For more information on indexes and constraints in Neo4j, see Cypher → Constraints and Cypher → Indexes for search performance.

The objects in unique, indexed, and all the type properties (strings, floats, etc) have the format

{"<column-name-in-source>": "<wished-relationship-property-name>"}

For example, {"role": "role"} will map the source column role to the property role in the new relationships.

Things to pay attention to:

  • make sure to quote and escape relationship types and node labels.

  • source.key and target.key take names from the source columns, not from the mapped graph properties. In the snippet above, notice how the key names are person_tmdbId and movieId even if the mapped property names in the related node objects are person_id and movie_id.

  • if index_all_properties: true in config, it is pointless to specify any columns in properties.indexed.

  • when a property list has multiple items, specify each property in a separate object within the list, and not as a single object containing them all.

Custom queries

Custom query targets are useful when the import requires a complex query that does not easily fit into the node/edge targets format.

Compulsory attributes for custom_query objects are source and query.

{
  "custom_query": {
    "name": "Person nodes",
    "source": "persons",
    "query": "UNWIND $rows AS row WHERE row.person_tmdbId IS NOT NULL MERGE (p:Person {id: row.person_tmdbId, name: row.name, born_in: row.bornIn, born: date(row.born), died: date(row.died)}) ON CREATE SET p.created_time=datetime()"
  }
}
  • source (string) — the name of the source this target should draw data from. Should match one of the names from the sources objects. The rows extracted from the source are passed as a list query parameter to query.

  • name (string) — a human-friendly name for the target (unique among all targets).

  • query (string) — a Cypher query. Data from the source is available as a list in the parameter $rows.

  • execute_after (string) -- target object after which the current target should run. Either node, edge, or custom_query. To be used in conjunction with execute_after_name.

  • execute_after_name (string) -- the name of the target after which the current one should run.

Do not use custom queries to run Cypher that does not directly depend on a source; use actions instead. One-off queries, especially if not idempotent, are not fit to use in custom query targets. The reason for this is that queries from targets are run in batches, so a custom query may be run several times depending on the number of $rows batches extracted from the source.

Transformations

Each target can optionally have a transform attribute containing aggregation functions. This can be useful to extract higher-level dimensions from a more granular source. Aggregations result in extra fields that become available for import into Neo4j.
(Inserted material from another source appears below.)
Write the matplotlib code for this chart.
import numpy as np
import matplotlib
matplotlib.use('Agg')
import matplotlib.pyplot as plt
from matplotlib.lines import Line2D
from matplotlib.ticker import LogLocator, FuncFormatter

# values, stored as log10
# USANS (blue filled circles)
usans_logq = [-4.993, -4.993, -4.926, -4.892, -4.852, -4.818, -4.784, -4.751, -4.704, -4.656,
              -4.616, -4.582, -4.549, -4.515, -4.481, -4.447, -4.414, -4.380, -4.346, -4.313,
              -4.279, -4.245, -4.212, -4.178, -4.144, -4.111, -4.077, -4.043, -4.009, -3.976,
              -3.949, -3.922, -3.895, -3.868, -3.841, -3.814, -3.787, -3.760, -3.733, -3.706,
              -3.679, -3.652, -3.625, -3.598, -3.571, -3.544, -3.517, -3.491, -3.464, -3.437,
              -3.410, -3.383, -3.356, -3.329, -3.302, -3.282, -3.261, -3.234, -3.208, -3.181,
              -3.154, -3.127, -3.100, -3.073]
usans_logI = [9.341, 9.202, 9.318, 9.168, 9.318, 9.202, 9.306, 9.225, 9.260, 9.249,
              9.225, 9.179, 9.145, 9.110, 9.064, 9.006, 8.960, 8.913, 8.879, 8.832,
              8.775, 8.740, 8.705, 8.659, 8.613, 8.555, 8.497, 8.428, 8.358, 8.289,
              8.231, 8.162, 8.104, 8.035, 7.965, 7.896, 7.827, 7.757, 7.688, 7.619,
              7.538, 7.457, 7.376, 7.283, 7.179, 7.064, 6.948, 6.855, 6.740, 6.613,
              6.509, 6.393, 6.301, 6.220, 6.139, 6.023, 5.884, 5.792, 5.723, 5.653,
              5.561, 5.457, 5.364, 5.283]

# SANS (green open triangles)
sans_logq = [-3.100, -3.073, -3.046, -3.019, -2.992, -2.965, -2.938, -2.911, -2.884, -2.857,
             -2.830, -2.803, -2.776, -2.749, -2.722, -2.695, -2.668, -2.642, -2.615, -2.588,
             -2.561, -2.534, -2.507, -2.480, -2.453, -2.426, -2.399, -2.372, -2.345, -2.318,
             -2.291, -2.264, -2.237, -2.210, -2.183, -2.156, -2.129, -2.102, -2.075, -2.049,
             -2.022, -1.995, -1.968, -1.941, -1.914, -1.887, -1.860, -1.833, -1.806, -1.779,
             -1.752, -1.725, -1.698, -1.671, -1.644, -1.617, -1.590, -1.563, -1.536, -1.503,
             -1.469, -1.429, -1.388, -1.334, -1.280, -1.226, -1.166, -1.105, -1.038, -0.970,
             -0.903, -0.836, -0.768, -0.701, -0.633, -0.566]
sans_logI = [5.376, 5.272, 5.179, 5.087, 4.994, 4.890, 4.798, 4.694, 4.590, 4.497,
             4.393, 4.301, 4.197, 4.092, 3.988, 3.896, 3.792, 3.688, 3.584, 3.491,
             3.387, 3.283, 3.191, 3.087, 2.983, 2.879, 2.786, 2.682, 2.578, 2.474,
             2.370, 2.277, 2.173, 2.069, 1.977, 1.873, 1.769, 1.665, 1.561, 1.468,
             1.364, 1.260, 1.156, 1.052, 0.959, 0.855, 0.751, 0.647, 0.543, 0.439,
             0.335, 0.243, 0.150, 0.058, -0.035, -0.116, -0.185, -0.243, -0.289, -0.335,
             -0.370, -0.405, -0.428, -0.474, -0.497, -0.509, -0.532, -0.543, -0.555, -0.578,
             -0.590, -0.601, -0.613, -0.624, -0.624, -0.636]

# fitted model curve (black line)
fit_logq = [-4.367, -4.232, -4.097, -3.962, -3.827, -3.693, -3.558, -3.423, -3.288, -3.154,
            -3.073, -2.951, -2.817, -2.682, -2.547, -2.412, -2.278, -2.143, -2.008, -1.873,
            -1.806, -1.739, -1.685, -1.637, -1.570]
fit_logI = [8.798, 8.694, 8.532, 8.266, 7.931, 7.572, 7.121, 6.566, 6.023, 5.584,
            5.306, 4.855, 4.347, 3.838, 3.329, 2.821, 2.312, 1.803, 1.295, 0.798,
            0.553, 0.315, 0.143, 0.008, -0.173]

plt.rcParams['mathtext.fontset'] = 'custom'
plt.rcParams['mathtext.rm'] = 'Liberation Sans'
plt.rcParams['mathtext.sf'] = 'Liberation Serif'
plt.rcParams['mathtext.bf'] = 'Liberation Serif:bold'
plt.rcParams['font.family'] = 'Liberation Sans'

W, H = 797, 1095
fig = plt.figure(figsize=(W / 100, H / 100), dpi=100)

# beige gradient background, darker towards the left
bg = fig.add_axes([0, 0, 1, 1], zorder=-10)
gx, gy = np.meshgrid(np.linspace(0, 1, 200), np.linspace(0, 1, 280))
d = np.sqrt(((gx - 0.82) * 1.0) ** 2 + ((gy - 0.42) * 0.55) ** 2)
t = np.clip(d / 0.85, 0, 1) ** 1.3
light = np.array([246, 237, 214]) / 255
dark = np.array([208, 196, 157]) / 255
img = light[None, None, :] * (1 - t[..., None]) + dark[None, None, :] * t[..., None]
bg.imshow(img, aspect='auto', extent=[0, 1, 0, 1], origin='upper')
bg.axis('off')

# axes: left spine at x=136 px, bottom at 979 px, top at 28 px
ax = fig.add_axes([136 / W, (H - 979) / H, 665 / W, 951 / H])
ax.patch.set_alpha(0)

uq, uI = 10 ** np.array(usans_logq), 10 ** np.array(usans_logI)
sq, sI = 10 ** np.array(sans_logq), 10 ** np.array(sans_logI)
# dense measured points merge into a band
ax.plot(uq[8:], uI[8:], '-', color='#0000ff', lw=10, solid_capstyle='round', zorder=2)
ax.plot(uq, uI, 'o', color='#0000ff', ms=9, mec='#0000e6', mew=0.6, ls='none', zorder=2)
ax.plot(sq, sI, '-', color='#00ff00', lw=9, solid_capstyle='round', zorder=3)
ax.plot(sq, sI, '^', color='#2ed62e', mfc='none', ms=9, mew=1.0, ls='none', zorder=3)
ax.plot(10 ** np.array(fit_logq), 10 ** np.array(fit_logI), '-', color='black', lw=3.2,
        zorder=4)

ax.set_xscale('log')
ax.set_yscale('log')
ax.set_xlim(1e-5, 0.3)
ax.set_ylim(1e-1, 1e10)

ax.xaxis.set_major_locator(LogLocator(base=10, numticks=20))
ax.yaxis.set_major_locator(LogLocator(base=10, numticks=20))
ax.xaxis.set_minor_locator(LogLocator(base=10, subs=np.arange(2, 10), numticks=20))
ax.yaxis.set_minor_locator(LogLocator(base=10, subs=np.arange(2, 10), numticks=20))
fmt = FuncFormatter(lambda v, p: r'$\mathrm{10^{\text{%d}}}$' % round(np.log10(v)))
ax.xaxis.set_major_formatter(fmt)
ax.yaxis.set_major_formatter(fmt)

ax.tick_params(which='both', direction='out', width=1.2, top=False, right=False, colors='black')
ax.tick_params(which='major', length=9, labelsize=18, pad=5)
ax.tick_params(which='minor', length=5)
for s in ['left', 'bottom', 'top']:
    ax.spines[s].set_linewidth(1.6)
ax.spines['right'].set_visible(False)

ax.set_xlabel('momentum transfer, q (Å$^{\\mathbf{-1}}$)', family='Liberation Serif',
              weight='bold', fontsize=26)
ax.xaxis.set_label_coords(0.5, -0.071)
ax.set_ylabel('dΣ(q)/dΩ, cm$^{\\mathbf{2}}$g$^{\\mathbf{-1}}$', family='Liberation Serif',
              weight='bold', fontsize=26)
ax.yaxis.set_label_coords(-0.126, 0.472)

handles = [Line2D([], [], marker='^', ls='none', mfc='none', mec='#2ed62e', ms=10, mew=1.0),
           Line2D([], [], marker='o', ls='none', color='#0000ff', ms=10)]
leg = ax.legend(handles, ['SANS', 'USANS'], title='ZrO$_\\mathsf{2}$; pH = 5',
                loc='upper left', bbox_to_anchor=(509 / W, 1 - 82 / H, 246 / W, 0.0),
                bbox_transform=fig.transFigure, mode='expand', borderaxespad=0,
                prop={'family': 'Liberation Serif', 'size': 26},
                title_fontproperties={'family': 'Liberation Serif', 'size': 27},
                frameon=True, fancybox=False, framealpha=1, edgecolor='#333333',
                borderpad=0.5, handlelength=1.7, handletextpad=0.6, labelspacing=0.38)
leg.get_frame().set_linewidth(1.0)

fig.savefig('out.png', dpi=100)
The following example shows how the aggregations would work on a fictitious dataset (not the movies one).

"transform": {
  "group": true,
  "aggregations": [
    {
      "expr": "SUM(unit_price*quantity)",
      "field": "total_amount_sold"
    },
    {
      "expr": "SUM(quantity)",
      "field": "total_quantity_sold"
    }
  ],
  "limit": 50,
  "where": "person_tmbdId IS NOT NULL"
}
  • group (bool) — must be true for aggregations/where to work.

  • aggregations (list of objects) — aggregation functions are specified as SQL queries in the expr attribute, and the result is available under the name specified in field.
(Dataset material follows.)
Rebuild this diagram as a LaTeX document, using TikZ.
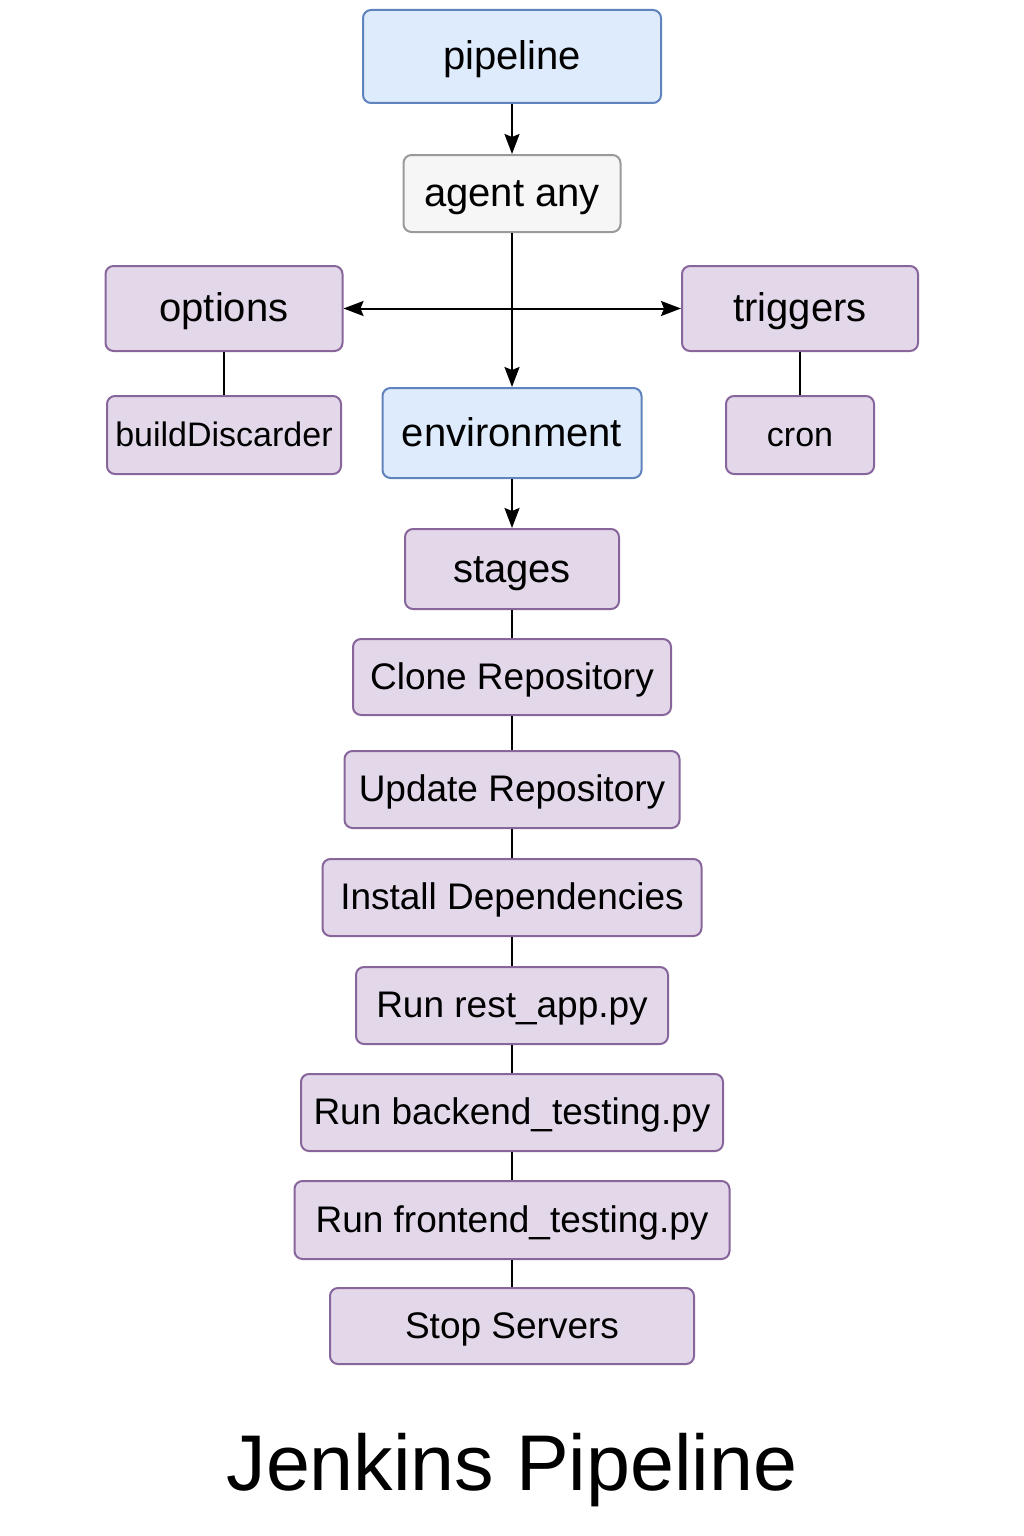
\documentclass[tikz,border=0pt]{standalone}
\usepackage{fontspec}
\setmainfont{Liberation Sans}
\usetikzlibrary{arrows.meta}
\definecolor{bluefill}{HTML}{DEEBFC}
\definecolor{bluedraw}{HTML}{5F83BC}
\definecolor{purplefill}{HTML}{E3D8E9}
\definecolor{purpledraw}{HTML}{88669C}
\definecolor{greyfill}{HTML}{F6F6F6}
\definecolor{greydraw}{HTML}{9A9A9A}
\begin{document}
\begin{tikzpicture}[x=1pt,y=-1pt,
    box/.style={rounded corners=8pt,line width=2pt,inner sep=0pt,
      minimum height=77pt,text height=29.5pt,text depth=5.5pt,
      font=\fontsize{37}{44}\selectfont},
    big/.style={text height=32pt,text depth=6pt,font=\fontsize{40}{48}\selectfont},
    small/.style={text height=27pt,text depth=5pt,font=\fontsize{34}{40}\selectfont},
    bluebox/.style={box,draw=bluedraw,fill=bluefill},
    purplebox/.style={box,draw=purpledraw,fill=purplefill},
    greybox/.style={box,draw=greydraw,fill=greyfill},
    >={Stealth[length=20pt,width=15pt,inset=3pt]},
    line width=2pt]
      \useasboundingbox (0,0) rectangle (1024,1536);
      \draw
        (512,56.5) node[bluebox,big,minimum width=298pt,minimum height=93pt] (pipeline){pipeline}
        (512,193.5) node[greybox,big,minimum width=217pt] (agent){agent any}
        (224,308.5) node[purplebox,big,minimum width=237pt,minimum height=85pt] (options){options}
        (800,308.5) node[purplebox,big,minimum width=236pt,minimum height=85pt] (triggers){triggers}
        (224,435) node[purplebox,small,minimum width=234pt,minimum height=78pt] (discarder){buildDiscarder}
        (512,433) node[bluebox,big,minimum width=259pt,minimum height=90pt] (environment){environment}
        (800,435) node[purplebox,small,minimum width=148pt,minimum height=78pt] (cron){cron}
        (512,569) node[purplebox,big,minimum width=214pt,minimum height=80pt] (stages){stages}
        (512,677) node[purplebox,minimum width=318pt,minimum height=76pt] (clone){Clone Repository}
        (512,789.5) node[purplebox,minimum width=335pt] (update){Update Repository}
        (512,897.5) node[purplebox,minimum width=379pt] (install){Install Dependencies}
        (512,1005.5) node[purplebox,minimum width=312pt] (restapp){Run rest\_app.py}
        (512,1112.5) node[purplebox,minimum width=422pt] (backend){Run backend\_testing.py}
        (512,1220) node[purplebox,minimum width=435pt,minimum height=78pt] (frontend){Run frontend\_testing.py}
        (512,1326) node[purplebox,minimum width=364pt,minimum height=76pt] (stop){Stop Servers}
        (512,1490) node[anchor=base,font=\fontsize{79}{90}\selectfont] (title){Jenkins Pipeline};
      \begin{scope}[->]
        \draw (pipeline) to (agent);
        \draw (agent) to (environment);
        \draw (environment) to (stages);
      \end{scope}
      \begin{scope}[<->]
        \draw (options) to (triggers);
      \end{scope}
      \begin{scope}[-]
        \draw (options) to (discarder);
        \draw (triggers) to (cron);
        \draw (stages) to (clone);
        \draw (clone) to (update);
        \draw (update) to (install);
        \draw (install) to (restapp);
        \draw (restapp) to (backend);
        \draw (backend) to (frontend);
        \draw (frontend) to (stop);
      \end{scope}
    \end{tikzpicture}
\end{document}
  • limit (int) — caps the number of source rows that are considered for import (defaults to no limit, encoded as -1).

  • where (string) — filters out source data prior to import (with an SQL WHERE clause format).

Pre/Post load actions

The actions section contains commands that can be run before or after specific steps of the import process. You may for example submit HTTP requests when steps complete, or execute SQL queries on the source, or Cypher statements on the Neo4j target.

{
  "name": "Post load POST request",
  "execute_after": "edge",
  "execute_after_name": "Acted_in",
  "type": "http_post",
  "options": [
    {"url": "https://httpbin.org/post"},
    {"param1": "value1"}
  ],
  "headers": [
    {"header1": "value1"},
    {"header2": "value2"}
  ]
}
  • name (string) — a human friendly name for the action.
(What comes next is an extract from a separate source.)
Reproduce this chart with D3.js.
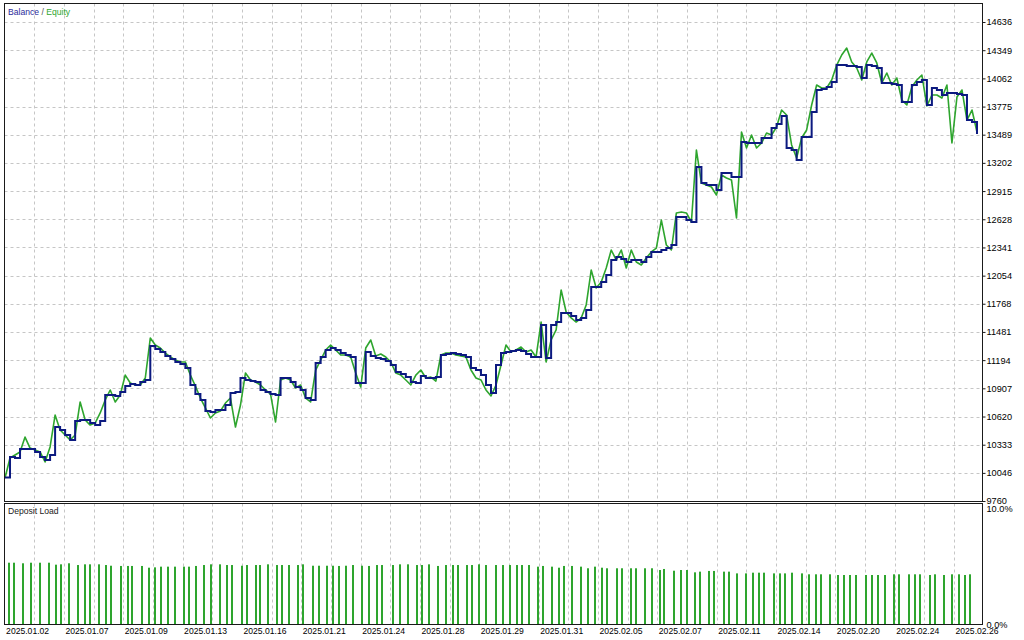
<!DOCTYPE html>
<html><head><meta charset="utf-8">
<script src="https://cdn.jsdelivr.net/npm/d3@7"></script>
<style>
body{margin:0;background:#fff}
svg{display:block}
text{font-family:"Liberation Sans",Arial,sans-serif}
</style>
</head><body><svg id="c" width="1024" height="640"></svg>
<script>
// ---------- data ----------
const balance = [10000,10208,10198,10289,10289,10289,10259,10208,10177,10228,
10513,10483,10432,10381,10574,10584,10584,10554,10533,10574,
10839,10839,10829,10869,10931,10951,10941,10971,10992,11338,
11307,11277,11236,11205,11175,11154,11114,10941,10849,10788,
10676,10666,10686,10686,10737,10859,10869,11012,10992,10982,
10971,10890,10869,10849,10839,11012,11012,10971,10920,10890,
10808,10788,11165,11226,11297,11317,11297,11266,11246,11226,
10961,10961,11277,11236,11216,11205,11185,11144,11073,11053,
11022,10971,10961,11032,11012,11012,11022,11246,11256,11266,
11256,11246,11226,11114,11093,11042,10941,10859,11144,11266,
11277,11287,11297,11287,11256,11226,11226,11551,11216,11551,
11582,11674,11674,11643,11602,11623,11704,11938,11938,11989,
12060,12213,12244,12223,12193,12213,12213,12193,12244,12295,
12295,12315,12335,12366,12651,12651,12620,12600,13160,12997,
12977,12977,12926,13099,13099,13058,13058,13414,13404,13404,
13404,13455,13455,13557,13598,13679,13353,13333,13231,13465,
13465,13720,13944,13954,13974,14025,14198,14198,14188,14188,
14178,14066,14198,14188,14168,14015,14015,14005,13995,13822,
13822,13995,14025,14046,13791,13964,13944,13893,13913,13913,
13903,13893,13638,13618,13496];

const equity = [9994,10198,10228,10259,10411,10299,10279,10259,10157,10310,
10635,10483,10432,10381,10432,10768,10584,10533,10554,10656,
10788,10890,10768,10839,11042,10961,10941,10941,11012,11419,
11348,11317,11266,11226,11195,11175,11175,11042,10931,10808,
10707,10605,10656,10676,10757,10808,10513,10737,11063,10992,
10971,10941,10890,10849,10564,10992,11012,10992,10910,10941,
10808,10768,11093,11195,11297,11348,11297,11246,11246,11226,
11063,10920,11317,11399,11236,11256,11226,11175,11063,11042,
10992,10941,11042,11093,11012,11022,10981,11246,11266,11266,
11246,11236,11226,11093,11012,10992,10890,10829,10941,11144,
11348,11277,11297,11328,11277,11297,11226,11582,11175,11399,
11501,11908,11684,11623,11582,11623,11755,12111,11928,11989,
12132,12315,12213,12315,12132,12315,12193,12162,12234,12295,
12335,12620,12366,12315,12692,12702,12692,12600,13333,12997,
12977,12956,12875,13078,13048,13028,12641,13516,13353,13486,
13353,13404,13506,13486,13567,13740,13689,13384,13252,13455,
13537,13791,13995,13964,13964,14046,14198,14300,14371,14229,
14168,14046,14229,14320,14219,14015,14117,13995,14066,13842,
13791,13974,14046,14096,13781,13893,13893,13862,13995,13404,
13872,13944,13638,13740,13516];

const loadDeal = [0.8,1.8,3.6,5.2,7.0,8.8,10.2,11.2,12.8,14.6,
16.0,17.0,18.8,20.2,21.2,23.2,24.6,25.3,27.3,28.7,
29.9,31.1,32.5,33.9,35.7,36.7,38.1,39.7,41.1,42.9,
44.3,45.3,47.3,48.3,50.1,50.9,52.5,54.3,55.3,56.7,
58.5,59.5,61.5,62.7,64.3,65.5,66.7,
68.0,69.4,71.3,72.7,74.2,75.2,77.5,78.8,80.4,82.2,
83.2,84.6,86.4,88.0,89.4,90.4,92.2,93.2,94.6,96.0,
97.9,99.3,100.8,102.1,103.1,104.6,106.4,107.4,109.1,110.6,
111.6,113.1,114.9,116.4,117.8,119.1,120.1,122.1,123.1,124.9,
125.9,127.7,129.2,130.7,131.6,
133.5,134.9,136.2,137.7,138.7,140.5,141.6,143.5,144.5,146.2,
147.8,149.2,150.5,151.5,153.5,154.7,155.7,157.1,159.0,160.5,
161.9,162.8,164.7,166.2,167.5,168.7,169.9,171.9,173.0,174.3,
175.6,177.5,178.5,180.4,181.6,182.6,184.7,185.6,187.5,189.0,
190.4,191.6,192.6];

const loadPct = [5.37,5.37,5.32,5.37,5.37,5.37,5.20,5.23,5.32,5.17,
5.23,5.23,5.23,5.17,5.11,5.09,5.09,5.09,5.09,4.94,
4.97,5.03,5.03,5.03,5.03,5.03,5.09,5.17,5.23,5.23,
5.17,5.17,5.11,5.17,5.17,5.17,5.23,5.17,5.17,5.17,
5.17,5.23,5.11,5.11,5.11,5.11,5.09,
5.11,5.17,5.11,5.09,5.17,5.17,5.17,5.23,5.23,5.17,
5.17,5.23,5.09,5.17,5.17,5.17,5.17,5.17,5.23,5.17,
5.17,5.17,5.17,5.17,5.17,5.17,5.03,5.09,5.03,4.94,
5.09,5.09,5.03,4.89,5.03,4.94,4.89,4.89,4.89,4.89,
4.89,4.89,4.89,4.74,4.83,
4.68,4.74,4.74,4.54,4.60,4.66,4.66,4.60,4.60,4.45,
4.45,4.51,4.51,4.51,4.45,4.45,4.45,4.51,4.45,4.37,
4.37,4.37,4.37,4.31,4.31,4.31,4.31,4.31,4.31,4.31,
4.31,4.37,4.37,4.37,4.37,4.37,4.31,4.37,4.31,4.37,
4.37,4.31,4.37];

const priceTicks = [9760,10046,10333,10620,10907,11194,11481,11768,12054,12341,12628,12915,13202,13489,13775,14062,14349,14636];
const loadTicks = [0,10];
const dateLabels = ["2025.01.02","2025.01.07","2025.01.09","2025.01.13","2025.01.16","2025.01.21","2025.01.24","2025.01.28","2025.01.29","2025.01.31","2025.02.05","2025.02.07","2025.02.11","2025.02.14","2025.02.20","2025.02.24","2025.02.26"];

// ---------- layout ----------
const L = 4.5, R = 982.5, mainTop = 3.5, mainBot = 501.5, loadTop = 503.5, loadBot = 624.5;
const svg = d3.select("#c");

const x = d3.scaleLinear().domain([0, 195]).range([5, 982]);
const y = d3.scaleLinear().domain([9760, 14636]).range([501, 22]);
const yl = d3.scaleLinear().domain([0, 10]).range([625, 509]);
const gridX = d3.scaleLinear().domain([0, 33]).range([4.6, 983.7]);
const xd = d3.scalePoint().domain(dateLabels).range([gridX(0), gridX(32)]);

const gridColor = "#c6c6c6";

// vertical grid (both panels)
const g = svg.append("g");
d3.range(1, 33).forEach(k => {
  const gx = Math.round(gridX(k)) + 0.5;
  g.append("line").attr("x1", gx).attr("x2", gx).attr("y1", mainTop).attr("y2", mainBot)
    .attr("stroke", gridColor).attr("stroke-dasharray", "3,3");
  g.append("line").attr("x1", gx).attr("x2", gx).attr("y1", loadTop).attr("y2", loadBot)
    .attr("stroke", gridColor).attr("stroke-dasharray", "3,3");
});
// horizontal grid
priceTicks.slice(1).forEach(t => {
  const gy = Math.round(y(t)) + 0.5;
  g.append("line").attr("x1", L).attr("x2", R).attr("y1", gy).attr("y2", gy)
    .attr("stroke", gridColor).attr("stroke-dasharray", "3,3");
});

// equity line
svg.append("path").datum(equity)
  .attr("fill", "none").attr("stroke", "#2ea52e").attr("stroke-width", 1.6)
  .attr("stroke-linejoin", "round")
  .attr("d", d3.line().x((d, i) => x(i)).y(d => y(d)));

// balance line
svg.append("path").datum(balance)
  .attr("fill", "none").attr("stroke", "#0c1a80").attr("stroke-width", 2)
  .attr("d", d3.line().x((d, i) => x(i)).y(d => y(d)).curve(d3.curveStepAfter));

// deposit load bars
svg.append("g").selectAll("rect").data(loadPct).join("rect")
  .attr("x", (d, i) => Math.round(x(loadDeal[i])) - 1)
  .attr("width", 2)
  .attr("y", d => yl(d))
  .attr("height", d => yl(0) - yl(d))
  .attr("fill", "#2ea52e");

// frames
svg.append("rect").attr("x", L).attr("y", mainTop).attr("width", R - L).attr("height", mainBot - mainTop)
  .attr("fill", "none").attr("stroke", "#1a1a1a");
svg.append("rect").attr("x", L).attr("y", loadTop).attr("width", R - L).attr("height", loadBot - loadTop)
  .attr("fill", "none").attr("stroke", "#1a1a1a");

// right price axis
const ay = svg.append("g").attr("transform", `translate(${R},0)`)
  .call(d3.axisRight(y).tickValues(priceTicks).tickSize(3).tickPadding(1).tickFormat(d3.format("d")));
ay.select(".domain").remove();
ay.selectAll("text").attr("font-size", 9.2).attr("fill", "#000").attr("font-family", "Liberation Sans, Arial, sans-serif");
ay.selectAll("line").attr("stroke", "#1a1a1a");

// right load axis
const al = svg.append("g").attr("transform", `translate(${R},0)`)
  .call(d3.axisRight(yl).tickValues(loadTicks).tickSize(0).tickPadding(4).tickFormat(d => d.toFixed(1) + "%"));
al.select(".domain").remove();
al.selectAll("text").attr("font-size", 9.2).attr("fill", "#000").attr("font-family", "Liberation Sans, Arial, sans-serif");

// bottom date axis
const ax = svg.append("g").attr("transform", `translate(0,${loadBot})`)
  .call(d3.axisBottom(xd).tickSize(0).tickPadding(3));
ax.select(".domain").remove();
ax.selectAll("text").attr("text-anchor", "start").attr("dx", 1)
  .attr("font-size", 8.6).attr("fill", "#000").attr("font-family", "Liberation Sans, Arial, sans-serif");

// redraw load labels on top of date labels
al.raise();

// legend
const lg = svg.append("text").attr("x", 8).attr("y", 14.5).attr("font-size", 8.6);
lg.append("tspan").text("Balance").attr("fill", "#2a2a9a");
lg.append("tspan").text(" / ").attr("fill", "#555");
lg.append("tspan").text("Equity").attr("fill", "#2ea52e");

svg.append("text").attr("x", 8).attr("y", 513.5).attr("font-size", 8.6).attr("fill", "#222").text("Deposit Load");
</script>
</body></html>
  • execute_after (string) — after what import step the action should run. Valid values are:

    • preloads — before any source is parsed

    • sources — after sources have been parsed

    • nodes — after all node objects have been processed

    • edges — after all edge objects have been processed

    • custom_queries — after all custom_query objects have been processed

    • loads — after all entities (nodes+edges) have been processed

    • source, node, edge, custom_queries, action — after a specific source or node or edge or custom query or action object has been run, to be used in conjunction with execute_after_name

  • execute_after_name (string) — after which source/node/edge/custom_query/action object the step should run.

  • type (string) — what action to run. Valid values are:

    • http_post — HTTP POST request (requires a url option)

    • http_get — HTTP GET request (requires a url option)

    • bigquery — query to a BigQuery database (requires an sql option)

    • cypher — query to the target Neo4j database (requires a cypher option)

  • options (list of objects) — action options, such as url, sql, cypher.

  • headers (list of objects) — headers to send with the request.

Variables

For production use cases it is common to supply date ranges or parameters based on dimensions, tenants, or tokens. Key-values can be supplied to replace $ delimited tokens in SQL queries, URLs, custom queries, or action options/headers. You can provide parameters in the Options JSON field when creating the Dataflow job, as a JSON object.

Variables must be escaped with the $ symbol (ex. $limit). Replaceable tokens can appear in job specification files and in readQuery or inputFilePattern (source URI) command-line parameters.